(Records contained in a dataset)
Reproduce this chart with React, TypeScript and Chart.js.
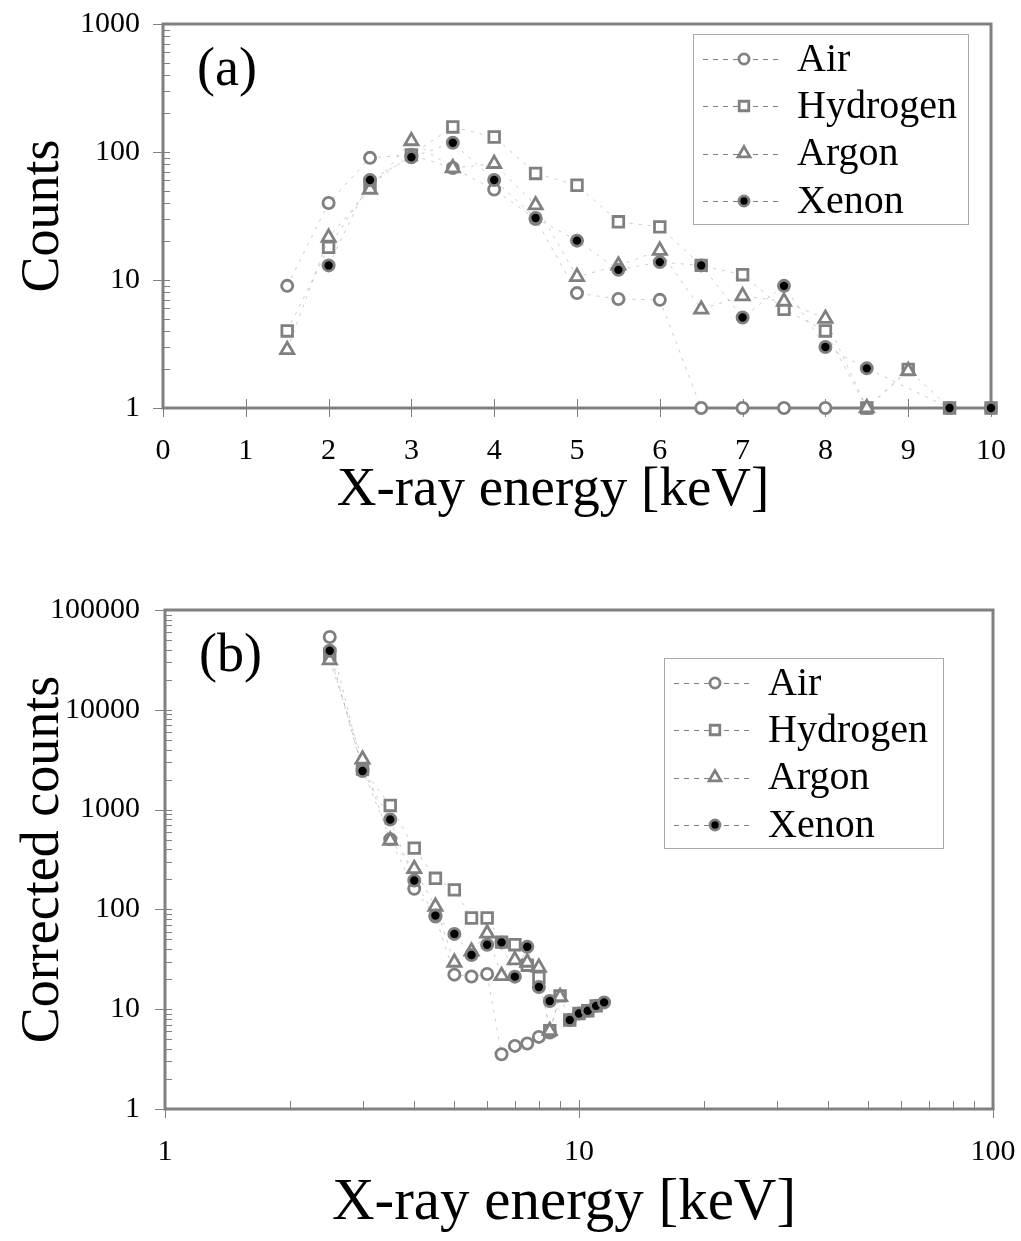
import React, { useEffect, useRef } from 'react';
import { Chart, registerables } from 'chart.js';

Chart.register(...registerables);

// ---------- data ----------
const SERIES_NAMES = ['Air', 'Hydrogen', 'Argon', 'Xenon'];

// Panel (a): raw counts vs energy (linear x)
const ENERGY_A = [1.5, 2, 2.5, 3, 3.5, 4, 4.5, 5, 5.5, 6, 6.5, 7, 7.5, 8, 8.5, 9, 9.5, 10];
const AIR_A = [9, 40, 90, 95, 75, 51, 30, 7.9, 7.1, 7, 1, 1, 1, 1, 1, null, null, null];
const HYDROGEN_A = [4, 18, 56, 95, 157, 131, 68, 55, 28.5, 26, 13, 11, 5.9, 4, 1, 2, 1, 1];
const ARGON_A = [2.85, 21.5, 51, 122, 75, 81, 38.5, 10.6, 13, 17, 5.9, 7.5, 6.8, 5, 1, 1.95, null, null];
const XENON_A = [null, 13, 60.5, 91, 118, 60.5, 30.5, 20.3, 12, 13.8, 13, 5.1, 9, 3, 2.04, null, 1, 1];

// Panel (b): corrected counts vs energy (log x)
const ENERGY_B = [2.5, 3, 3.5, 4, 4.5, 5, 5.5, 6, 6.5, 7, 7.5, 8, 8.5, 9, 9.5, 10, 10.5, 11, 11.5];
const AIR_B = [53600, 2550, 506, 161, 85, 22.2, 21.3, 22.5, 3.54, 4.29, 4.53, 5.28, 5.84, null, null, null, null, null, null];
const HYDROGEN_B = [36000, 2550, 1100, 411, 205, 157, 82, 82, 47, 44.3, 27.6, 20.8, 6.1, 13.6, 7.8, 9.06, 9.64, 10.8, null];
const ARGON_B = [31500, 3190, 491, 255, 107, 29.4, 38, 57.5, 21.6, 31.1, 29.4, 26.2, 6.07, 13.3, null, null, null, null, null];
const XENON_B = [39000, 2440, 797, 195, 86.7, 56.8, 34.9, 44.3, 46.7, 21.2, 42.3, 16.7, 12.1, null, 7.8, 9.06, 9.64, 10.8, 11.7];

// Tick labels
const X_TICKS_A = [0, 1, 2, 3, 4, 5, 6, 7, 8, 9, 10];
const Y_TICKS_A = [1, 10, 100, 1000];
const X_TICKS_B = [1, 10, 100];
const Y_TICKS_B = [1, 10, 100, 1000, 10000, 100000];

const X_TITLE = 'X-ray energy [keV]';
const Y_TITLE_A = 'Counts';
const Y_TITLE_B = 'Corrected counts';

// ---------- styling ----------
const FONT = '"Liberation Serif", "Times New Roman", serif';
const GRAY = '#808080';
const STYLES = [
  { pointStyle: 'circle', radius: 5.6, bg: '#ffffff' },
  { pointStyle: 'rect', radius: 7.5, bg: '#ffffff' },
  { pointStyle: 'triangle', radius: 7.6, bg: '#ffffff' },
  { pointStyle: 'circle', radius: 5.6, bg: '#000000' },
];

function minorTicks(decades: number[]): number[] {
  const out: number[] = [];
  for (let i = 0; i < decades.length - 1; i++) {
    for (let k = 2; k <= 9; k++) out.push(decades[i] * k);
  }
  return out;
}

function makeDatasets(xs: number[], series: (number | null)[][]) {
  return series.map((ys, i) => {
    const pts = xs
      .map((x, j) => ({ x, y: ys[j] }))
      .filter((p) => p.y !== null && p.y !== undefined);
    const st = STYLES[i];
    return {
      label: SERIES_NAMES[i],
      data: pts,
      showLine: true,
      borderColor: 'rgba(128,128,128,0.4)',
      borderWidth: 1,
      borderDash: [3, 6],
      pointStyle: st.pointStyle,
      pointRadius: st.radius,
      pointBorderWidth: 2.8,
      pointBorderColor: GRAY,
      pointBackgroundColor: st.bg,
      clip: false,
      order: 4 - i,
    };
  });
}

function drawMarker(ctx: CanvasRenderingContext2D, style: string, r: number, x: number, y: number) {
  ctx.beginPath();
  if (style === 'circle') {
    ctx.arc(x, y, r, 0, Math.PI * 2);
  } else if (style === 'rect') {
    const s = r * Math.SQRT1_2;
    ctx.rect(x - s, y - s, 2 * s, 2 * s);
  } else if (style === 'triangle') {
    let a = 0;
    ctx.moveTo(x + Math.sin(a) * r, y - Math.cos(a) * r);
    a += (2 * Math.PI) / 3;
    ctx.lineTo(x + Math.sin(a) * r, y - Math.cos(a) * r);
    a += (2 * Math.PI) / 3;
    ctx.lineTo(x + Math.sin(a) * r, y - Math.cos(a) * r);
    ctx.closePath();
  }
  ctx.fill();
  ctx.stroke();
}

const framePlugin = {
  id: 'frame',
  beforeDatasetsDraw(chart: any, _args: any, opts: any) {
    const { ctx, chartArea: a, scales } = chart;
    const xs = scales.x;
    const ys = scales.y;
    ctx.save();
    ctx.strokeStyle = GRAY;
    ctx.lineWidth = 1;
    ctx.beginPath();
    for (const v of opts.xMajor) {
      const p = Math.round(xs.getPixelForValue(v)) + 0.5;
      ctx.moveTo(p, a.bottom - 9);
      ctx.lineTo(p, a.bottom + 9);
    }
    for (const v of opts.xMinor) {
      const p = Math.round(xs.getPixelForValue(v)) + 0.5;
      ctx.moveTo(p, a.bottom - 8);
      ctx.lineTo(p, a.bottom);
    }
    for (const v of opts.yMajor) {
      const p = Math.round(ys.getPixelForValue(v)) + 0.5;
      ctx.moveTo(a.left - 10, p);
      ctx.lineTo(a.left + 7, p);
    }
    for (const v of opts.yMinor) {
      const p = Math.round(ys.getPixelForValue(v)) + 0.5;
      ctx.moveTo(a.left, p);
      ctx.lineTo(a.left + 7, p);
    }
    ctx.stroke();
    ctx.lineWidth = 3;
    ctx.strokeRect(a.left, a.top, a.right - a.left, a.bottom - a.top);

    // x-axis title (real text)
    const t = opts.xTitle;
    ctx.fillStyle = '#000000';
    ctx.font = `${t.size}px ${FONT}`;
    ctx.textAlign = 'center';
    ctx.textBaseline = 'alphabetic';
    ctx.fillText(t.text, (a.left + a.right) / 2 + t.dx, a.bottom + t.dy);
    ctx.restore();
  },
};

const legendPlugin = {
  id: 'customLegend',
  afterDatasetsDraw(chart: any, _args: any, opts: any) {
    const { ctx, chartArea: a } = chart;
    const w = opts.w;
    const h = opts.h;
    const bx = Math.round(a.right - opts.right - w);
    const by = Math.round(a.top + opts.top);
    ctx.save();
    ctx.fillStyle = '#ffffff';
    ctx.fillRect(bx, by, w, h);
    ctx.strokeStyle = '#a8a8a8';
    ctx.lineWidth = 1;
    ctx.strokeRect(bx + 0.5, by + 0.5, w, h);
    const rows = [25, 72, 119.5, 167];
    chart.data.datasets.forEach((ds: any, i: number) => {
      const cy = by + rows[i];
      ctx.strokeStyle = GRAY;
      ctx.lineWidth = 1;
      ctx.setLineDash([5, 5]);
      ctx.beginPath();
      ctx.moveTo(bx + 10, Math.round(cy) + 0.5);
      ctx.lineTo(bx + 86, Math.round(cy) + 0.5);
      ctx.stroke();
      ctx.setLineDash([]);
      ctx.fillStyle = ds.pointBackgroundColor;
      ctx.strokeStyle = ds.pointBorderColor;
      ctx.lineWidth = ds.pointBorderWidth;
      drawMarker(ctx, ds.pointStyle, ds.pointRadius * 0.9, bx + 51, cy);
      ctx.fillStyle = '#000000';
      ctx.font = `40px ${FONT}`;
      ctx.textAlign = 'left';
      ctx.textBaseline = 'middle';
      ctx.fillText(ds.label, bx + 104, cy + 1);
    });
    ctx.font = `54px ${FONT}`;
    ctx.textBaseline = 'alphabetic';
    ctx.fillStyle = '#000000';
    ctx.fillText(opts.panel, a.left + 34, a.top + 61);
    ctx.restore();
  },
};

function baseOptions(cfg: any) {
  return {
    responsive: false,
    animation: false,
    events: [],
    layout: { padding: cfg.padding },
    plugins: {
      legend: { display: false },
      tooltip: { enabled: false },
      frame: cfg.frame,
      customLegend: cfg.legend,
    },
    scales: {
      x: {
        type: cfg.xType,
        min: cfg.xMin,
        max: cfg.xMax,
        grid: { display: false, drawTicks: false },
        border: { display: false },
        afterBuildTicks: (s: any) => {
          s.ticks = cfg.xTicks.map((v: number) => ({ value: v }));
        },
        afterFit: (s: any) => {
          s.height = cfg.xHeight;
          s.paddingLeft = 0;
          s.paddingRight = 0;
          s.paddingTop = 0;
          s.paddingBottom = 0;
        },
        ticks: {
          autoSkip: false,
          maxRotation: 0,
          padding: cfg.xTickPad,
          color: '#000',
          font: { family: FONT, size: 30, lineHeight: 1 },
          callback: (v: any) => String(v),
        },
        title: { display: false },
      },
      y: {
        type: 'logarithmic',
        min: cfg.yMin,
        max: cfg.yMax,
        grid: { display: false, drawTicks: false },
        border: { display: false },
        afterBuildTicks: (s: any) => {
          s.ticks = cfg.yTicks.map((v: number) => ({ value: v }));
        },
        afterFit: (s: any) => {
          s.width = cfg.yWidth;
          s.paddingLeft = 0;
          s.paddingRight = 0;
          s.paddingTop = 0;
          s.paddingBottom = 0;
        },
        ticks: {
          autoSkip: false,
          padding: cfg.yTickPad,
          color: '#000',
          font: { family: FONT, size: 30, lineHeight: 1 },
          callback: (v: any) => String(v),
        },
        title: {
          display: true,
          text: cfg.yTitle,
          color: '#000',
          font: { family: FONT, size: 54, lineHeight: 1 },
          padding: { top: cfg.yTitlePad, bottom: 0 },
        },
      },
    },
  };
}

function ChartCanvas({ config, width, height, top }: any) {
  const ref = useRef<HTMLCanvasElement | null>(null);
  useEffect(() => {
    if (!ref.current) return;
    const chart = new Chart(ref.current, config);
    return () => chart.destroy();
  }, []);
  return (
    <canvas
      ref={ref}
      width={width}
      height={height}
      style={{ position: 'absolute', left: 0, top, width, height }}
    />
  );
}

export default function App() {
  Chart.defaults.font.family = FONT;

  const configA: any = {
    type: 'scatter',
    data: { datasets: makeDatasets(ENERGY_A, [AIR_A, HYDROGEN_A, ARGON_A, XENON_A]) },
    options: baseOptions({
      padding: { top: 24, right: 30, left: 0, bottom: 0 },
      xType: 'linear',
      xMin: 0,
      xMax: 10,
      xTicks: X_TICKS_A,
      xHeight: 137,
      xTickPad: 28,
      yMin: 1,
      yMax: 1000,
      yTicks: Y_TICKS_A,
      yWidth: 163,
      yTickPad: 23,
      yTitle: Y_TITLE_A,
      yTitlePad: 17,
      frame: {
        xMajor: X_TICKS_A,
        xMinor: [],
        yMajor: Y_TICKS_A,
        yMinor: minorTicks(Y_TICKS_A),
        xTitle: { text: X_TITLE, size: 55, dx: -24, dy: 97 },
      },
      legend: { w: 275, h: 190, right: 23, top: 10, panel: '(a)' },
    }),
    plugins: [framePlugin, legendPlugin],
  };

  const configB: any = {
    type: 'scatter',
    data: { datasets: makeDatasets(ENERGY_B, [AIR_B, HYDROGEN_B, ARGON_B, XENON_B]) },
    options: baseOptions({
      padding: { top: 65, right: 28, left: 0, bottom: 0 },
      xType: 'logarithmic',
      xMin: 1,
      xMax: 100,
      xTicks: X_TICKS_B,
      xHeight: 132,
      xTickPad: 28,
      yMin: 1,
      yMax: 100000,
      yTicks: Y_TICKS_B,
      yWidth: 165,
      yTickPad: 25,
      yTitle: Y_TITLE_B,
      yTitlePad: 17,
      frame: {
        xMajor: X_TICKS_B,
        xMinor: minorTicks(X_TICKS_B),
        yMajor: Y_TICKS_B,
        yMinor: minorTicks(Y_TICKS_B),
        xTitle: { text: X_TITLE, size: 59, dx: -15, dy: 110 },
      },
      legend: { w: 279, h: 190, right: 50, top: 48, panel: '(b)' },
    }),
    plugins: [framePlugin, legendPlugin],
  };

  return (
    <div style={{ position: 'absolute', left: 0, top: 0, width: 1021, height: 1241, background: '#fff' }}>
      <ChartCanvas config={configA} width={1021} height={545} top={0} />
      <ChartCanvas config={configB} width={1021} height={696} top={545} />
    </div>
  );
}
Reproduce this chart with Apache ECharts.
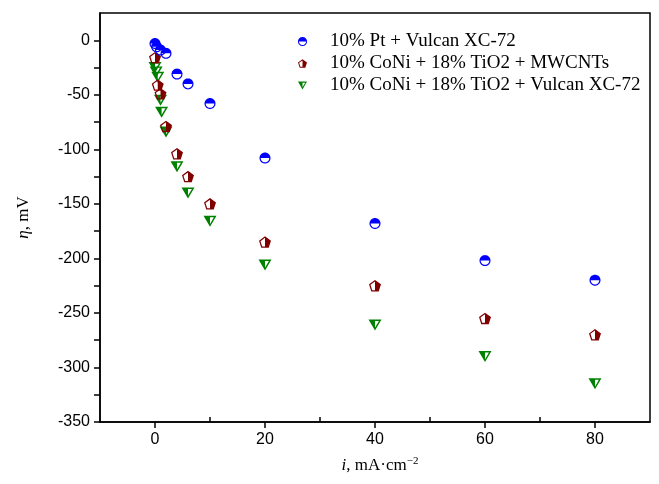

What is needed
Starting at the first line of the records above, set down each line exactly through the one that holds "null, 1, 1];". Omit pictures.

Written answer
Reproduce this chart with React, TypeScript and Chart.js.
import React, { useEffect, useRef } from 'react';
import { Chart, registerables } from 'chart.js';

Chart.register(...registerables);

// ---------- data ----------
const SERIES_NAMES = ['Air', 'Hydrogen', 'Argon', 'Xenon'];

// Panel (a): raw counts vs energy (linear x)
const ENERGY_A = [1.5, 2, 2.5, 3, 3.5, 4, 4.5, 5, 5.5, 6, 6.5, 7, 7.5, 8, 8.5, 9, 9.5, 10];
const AIR_A = [9, 40, 90, 95, 75, 51, 30, 7.9, 7.1, 7, 1, 1, 1, 1, 1, null, null, null];
const HYDROGEN_A = [4, 18, 56, 95, 157, 131, 68, 55, 28.5, 26, 13, 11, 5.9, 4, 1, 2, 1, 1];
const ARGON_A = [2.85, 21.5, 51, 122, 75, 81, 38.5, 10.6, 13, 17, 5.9, 7.5, 6.8, 5, 1, 1.95, null, null];
const XENON_A = [null, 13, 60.5, 91, 118, 60.5, 30.5, 20.3, 12, 13.8, 13, 5.1, 9, 3, 2.04, null, 1, 1];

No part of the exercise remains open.